2) Discuss one specific topic only in your memo. Cramming the discussion of more than one topic in your memo may make it difficult for a receiver to properly grasp each point. Thus, you need to make sure you have your topic narrowed and you stay focused throughout the memo.
3) Take into consideration who you are writing to. The tone and style you use, just as the content of the memo, should be appropriate for a particular receiver. For instance, distinguish between your colleagues, supervisor, or subordinates. Also, if more than one person should get your memo, then make sure you include all those who should be informed.
Writing a Memo
1) Title your memo with words “Memo” or “Memorandum.” Both centering and left-justifying your title are fine. Then, provide the heading with four lines: “To,” “From,” “Date,” and “Subject.” Specific attention should be paid to the subject line. Make it brief, specific and clear. Also, keep in mind that salutation is not normally used when writing a business memo.
2) Provide an introduction at the beginning of the body of your memo. Keep it short. Then, compose a few paragraphs in which you actually discuss your topic. It is a good practice to use headings and subheadings in the body of your memo to make it more readable. Make sure each heading/subheading is brief and to the point. Moreover, you can use bullet points or lists. At the end of your business memo, write a conclusion. If required, finish the document with stating the specific action(s) you want your recipient(s) to take. If none is required, you may close with the phrase like “Let me know if you happen to have any questions.”
3) Remember to start each body paragraph with a topic sentence.

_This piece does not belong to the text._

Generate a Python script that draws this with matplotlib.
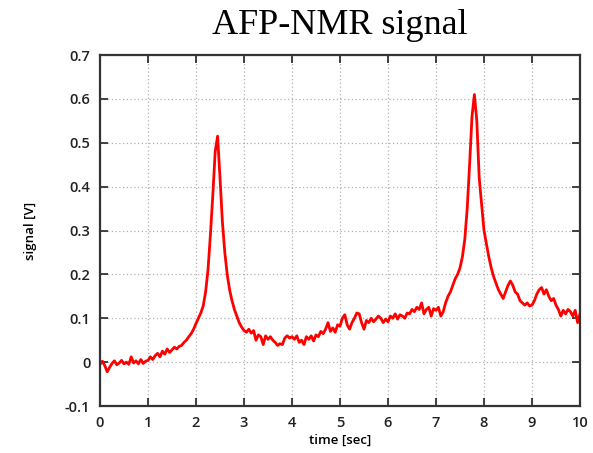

This will help your receiver to better navigate through the content of your memo. Each paragraph should be devoted to one idea only.
4) Try not to go over a page or two when writing a business memo. Also, you may want to write a summary. Normally, a business memo does not require one, but if you feel that the information you have written is complicated or if your memo is somewhat long, it is okay to provide a short summary of the main points.